**EXERCISE INSTRUCTIONS**
Extract, in full, the lines below, beginning at the first and ending with the line that contains "(0,0) rectangle (1129,886);". Pictures do not belong in the copy.

**INFORMATION SHOWN**
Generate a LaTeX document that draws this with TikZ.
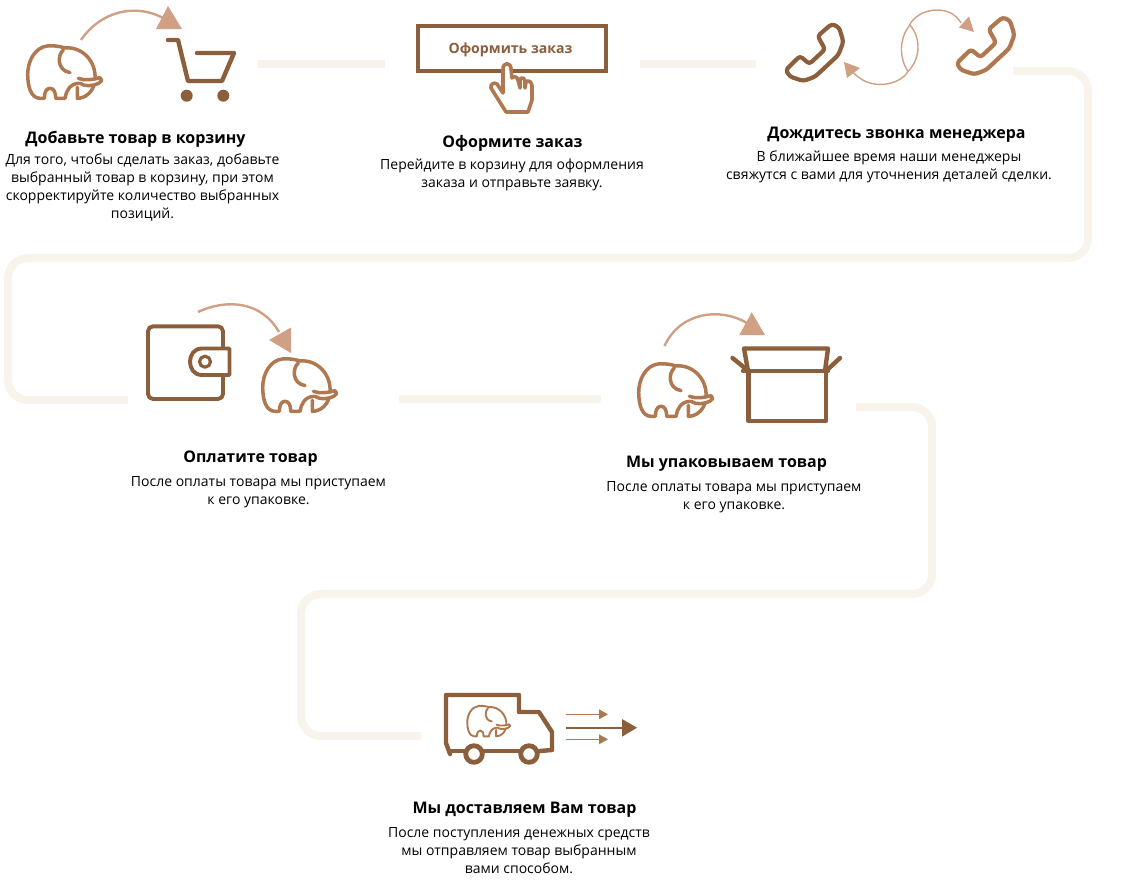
\documentclass[tikz,border=0pt]{standalone}
\usepackage{fontspec}
\setmainfont{Open Sans}
\definecolor{pathc}{HTML}{F8F4EB}
\definecolor{darkc}{HTML}{8B5E3C}
\definecolor{midc}{HTML}{B07850}
\definecolor{lightc}{HTML}{D0A084}
\tikzset{
	elephant/.pic={
		\begin{scope}[scale=1/3,line join=round,line cap=round]
		\draw (205,102) .. controls (208,50) and (165,6) .. (115,11) .. controls (100,6) and (78,3) .. (62,5) .. controls (25,9) and (3,50) .. (3,90) .. controls (3,125) and (12,162) .. (40,162) -- (53,162) .. controls (53,145) and (58,132) .. (70,132) .. controls (82,132) and (87,145) .. (87,162) -- (115,162) .. controls (118,140) and (130,118) .. (157,117);
		\draw (110,17) .. controls (92,32) and (90,78) .. (130,85);
		\draw (155,102) .. controls (175,110) and (200,106) .. (220,100) -- (225,109) -- (216,117) .. controls (200,125) and (175,128) .. (160,117);
		\draw (152,129) -- (152,162) .. controls (175,162) and (195,145) .. (202,122);
		\end{scope}
	},
	phone/.pic={
		\begin{scope}[scale=1/3]
		\draw[rounded corners=3pt] (0,138) -- (43,96) -- (71,120) -- (118,76) -- (96,36) -- (138,0) -- (160,10) -- (173,53) -- (158,93) -- (88,158) -- (53,171) -- (13,158) -- cycle;
		\end{scope}
	}
}
\begin{document}
\begin{tikzpicture}
	[x=1pt,y=-1pt,
	pathline/.style ={draw=pathc, line width=8pt, rounded corners=20pt},
	icon/.style ={draw=darkc, line width=4.4pt, line join=round, line cap=round},
	iconb/.style ={draw=midc, line width=3.6pt, line join=round, line cap=round},
	curve/.style ={draw=lightc, line width=2.4pt},
	tip/.style ={fill=lightc},
	title/.style ={font=\fontsize{16}{18}\selectfont\bfseries, inner sep=0pt},
	body/.style ={font=\fontsize{14}{18}\selectfont, align=center, inner sep=0pt, anchor=north},
	]
	\useasboundingbox (0,0) rectangle (1129,886);

	% connectors
	\coordinate (A1) at (258,64);
	\coordinate (A2) at (385,64);
	\coordinate (B1) at (640,64);
	\coordinate (B2) at (756,64);
	\coordinate (C1) at (1013,71);
	\coordinate (C2) at (128,400);
	\coordinate (D1) at (399,399);
	\coordinate (D2) at (601,399);
	\coordinate (E1) at (856,407);
	\coordinate (E2) at (421,736);
	\draw[pathline] (A1) -- (A2);
	\draw[pathline] (B1) -- (B2);
	\draw[pathline] (C1) -- (1088,71) -- (1088,258) -- (8,258) -- (8,400) -- (C2);
	\draw[pathline] (D1) -- (D2);
	\draw[pathline] (E1) -- (932,407) -- (932,594) -- (301,594) -- (301,736) -- (E2);

	% texts
	\node[title] (T1) at (135.5,139) {Добавьте товар в корзину};
	\node[body] (X1) at (142.5,153.5) {Для того, чтобы сделать заказ, добавьте\\выбранный товар в корзину, при этом\\скорректируйте количество выбранных\\позиций.};
	\node[title] (T2) at (512.5,143) {Оформите заказ};
	\node[body] (X2) at (512,158.5) {Перейдите в корзину для оформления\\заказа и отправьте заявку.};
	\node[title] (T3) at (896.5,135) {Дождитесь звонка менеджера};
	\node[body] (X3) at (889,150.5) {В ближайшее время наши менеджеры\\свяжутся с вами для уточнения деталей сделки.};
	\node[title] (T4) at (250.5,459) {Оплатите товар};
	\node[body] (X4) at (258.5,476.5) {После оплаты товара мы приступаем\\к его упаковке.};
	\node[title] (T5) at (726.5,464) {Мы упаковываем товар};
	\node[body] (X5) at (734,481.5) {После оплаты товара мы приступаем\\к его упаковке.};
	\node[title] (T6) at (524.5,810) {Мы доставляем Вам товар};
	\node[body] (X6) at (519,827.5) {После поступления денежных средств\\мы отправляем товар выбранным\\вами способом.};

	% step 1
	\pic[draw=midc, line width=3.5pt] at (26.7,44.3) {elephant};
	\draw[curve] (81,40) .. controls (100,12) and (135,2) .. (165,19);
	\fill[tip] (168,6) -- (156,29) -- (182,29) -- cycle;
	\draw[icon] (168,40) -- (178,40) -- (188,81) -- (222,81) -- (234,53) -- (197,53);
	\fill[darkc] (186.7,95.7) circle (6pt) (223.3,95.7) circle (6pt);

	% step 2
	\draw[icon, line cap=butt, line join=miter] (418,26) rectangle (606,71);
	\node[font=\fontsize{14.1}{16}\selectfont\bfseries, text=darkc, inner sep=0pt] (BT) at (510.5,49.5) {Оформить заказ};
	\draw[iconb, fill=white] (503,93) -- (503,69) .. controls (503,62) and (511,62) .. (511,69) -- (512,78) .. controls (513,76) and (517,76) .. (518,80) -- (520,88) -- (520,79) .. controls (522,77) and (525,78) .. (525,82) -- (525,88) -- (526,82) .. controls (529,79) and (532,83) .. (532,86) -- (532,100) -- (528,112) -- (506,112) -- (491,88) .. controls (490,84) and (494,82) .. (497,84) -- cycle;

	% step 3
	\pic[draw=darkc, line width=4.2pt, line join=round] at (785.7,24) {phone};
	\pic[draw=midc, line width=4.2pt, line join=round] at (956.7,17.3) {phone};
	\draw[curve, line width=1.4pt] (909.5,25) .. controls (918,8) and (950,3) .. (961,23);
	\fill[tip] (974,32) -- (959,27.5) -- (969,16.5) -- cycle;
	\draw[curve, line width=1.4pt] (908,71.5) .. controls (900,85) and (870,92) .. (853,72);
	\fill[tip] (844,62) -- (860,68) -- (847,78) -- cycle;
	\draw[curve, line width=1.4pt] (910,25) .. controls (899,38) and (899,58) .. (908,71.5);
	\draw[curve, line width=1.4pt] (910,25) .. controls (921,38) and (921,58) .. (908,71.5);

	% step 4
	\draw[icon, rounded corners=5pt, line width=3.9pt] (148,326.3) rectangle (223,399);
	\draw[icon, fill=white, line width=3.9pt] (223,348.5) -- (229.5,348.5) -- (229.5,375) -- (202,375) .. controls (186,375) and (186,348.5) .. (202,348.5) -- cycle;
	\draw[icon, line width=3.2pt] (205,361.7) circle (5.5pt);
	\draw[curve] (198,312) .. controls (228,298) and (262,302) .. (279,332);
	\fill[tip] (291,327.5) -- (269,340) -- (291,353) -- cycle;
	\pic[draw=midc, line width=3.5pt] at (261.7,357.3) {elephant};

	% step 5
	\pic[draw=midc, line width=3.5pt] at (637.7,362.3) {elephant};
	\draw[curve] (664.5,346) .. controls (680,312) and (720,307) .. (747,323);
	\fill[tip] (751.7,312.3) -- (739.3,335) -- (765,335) -- cycle;
	\draw[icon] (748,371) -- (744,348.5) -- (828,348.5) -- (825,371);
	\draw[icon] (743,370.7) -- (828,370.7);
	\draw[icon] (748.5,371) -- (748.5,421) -- (826,421) -- (826,371);
	\draw[icon] (732.5,358) -- (748.5,371);
	\draw[icon] (840,358) -- (826,371);

	% step 6
	\draw[icon] (450,754) -- (446,743) -- (446,695) -- (519,695) -- (519,712) -- (539,712) -- (552,732) -- (552,750) -- (540,751);
	\draw[icon] (451,751) -- (465,751);
	\draw[icon] (484,751) -- (521,751);
	\draw[icon, line width=4.8pt] (474,754) circle (8.3pt);
	\draw[icon, line width=4.8pt] (529,754) circle (8.3pt);
	\pic[draw=midc, line width=1.9pt] at (466.7,705) [scale=.58] {elephant};
	\coordinate (F1) at (566,714.3);
	\coordinate (F2) at (566,727.7);
	\coordinate (F3) at (566,739.3);
	\draw[draw=midc, line width=1.3pt] (F1) -- +(33,0);
	\fill[midc] (599,709.3) -- (608,714.3) -- (599,719.3) -- cycle;
	\draw[draw=darkc, line width=1.7pt] (F2) -- +(58,0);
	\fill[darkc] (622,719) -- (637,727.7) -- (622,736.7) -- cycle;
	\draw[draw=midc, line width=1.3pt] (F3) -- +(33,0);
	\fill[midc] (599,734.3) -- (608,739.3) -- (599,744.3) -- cycle;
\end{tikzpicture}
\end{document}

**RESULT**
Generate a LaTeX document that draws this with TikZ.
\documentclass[tikz,border=0pt]{standalone}
\usepackage{fontspec}
\setmainfont{Open Sans}
\definecolor{pathc}{HTML}{F8F4EB}
\definecolor{darkc}{HTML}{8B5E3C}
\definecolor{midc}{HTML}{B07850}
\definecolor{lightc}{HTML}{D0A084}
\tikzset{
	elephant/.pic={
		\begin{scope}[scale=1/3,line join=round,line cap=round]
		\draw (205,102) .. controls (208,50) and (165,6) .. (115,11) .. controls (100,6) and (78,3) .. (62,5) .. controls (25,9) and (3,50) .. (3,90) .. controls (3,125) and (12,162) .. (40,162) -- (53,162) .. controls (53,145) and (58,132) .. (70,132) .. controls (82,132) and (87,145) .. (87,162) -- (115,162) .. controls (118,140) and (130,118) .. (157,117);
		\draw (110,17) .. controls (92,32) and (90,78) .. (130,85);
		\draw (155,102) .. controls (175,110) and (200,106) .. (220,100) -- (225,109) -- (216,117) .. controls (200,125) and (175,128) .. (160,117);
		\draw (152,129) -- (152,162) .. controls (175,162) and (195,145) .. (202,122);
		\end{scope}
	},
	phone/.pic={
		\begin{scope}[scale=1/3]
		\draw[rounded corners=3pt] (0,138) -- (43,96) -- (71,120) -- (118,76) -- (96,36) -- (138,0) -- (160,10) -- (173,53) -- (158,93) -- (88,158) -- (53,171) -- (13,158) -- cycle;
		\end{scope}
	}
}
\begin{document}
\begin{tikzpicture}
	[x=1pt,y=-1pt,
	pathline/.style ={draw=pathc, line width=8pt, rounded corners=20pt},
	icon/.style ={draw=darkc, line width=4.4pt, line join=round, line cap=round},
	iconb/.style ={draw=midc, line width=3.6pt, line join=round, line cap=round},
	curve/.style ={draw=lightc, line width=2.4pt},
	tip/.style ={fill=lightc},
	title/.style ={font=\fontsize{16}{18}\selectfont\bfseries, inner sep=0pt},
	body/.style ={font=\fontsize{14}{18}\selectfont, align=center, inner sep=0pt, anchor=north},
	]
	\useasboundingbox (0,0) rectangle (1129,886);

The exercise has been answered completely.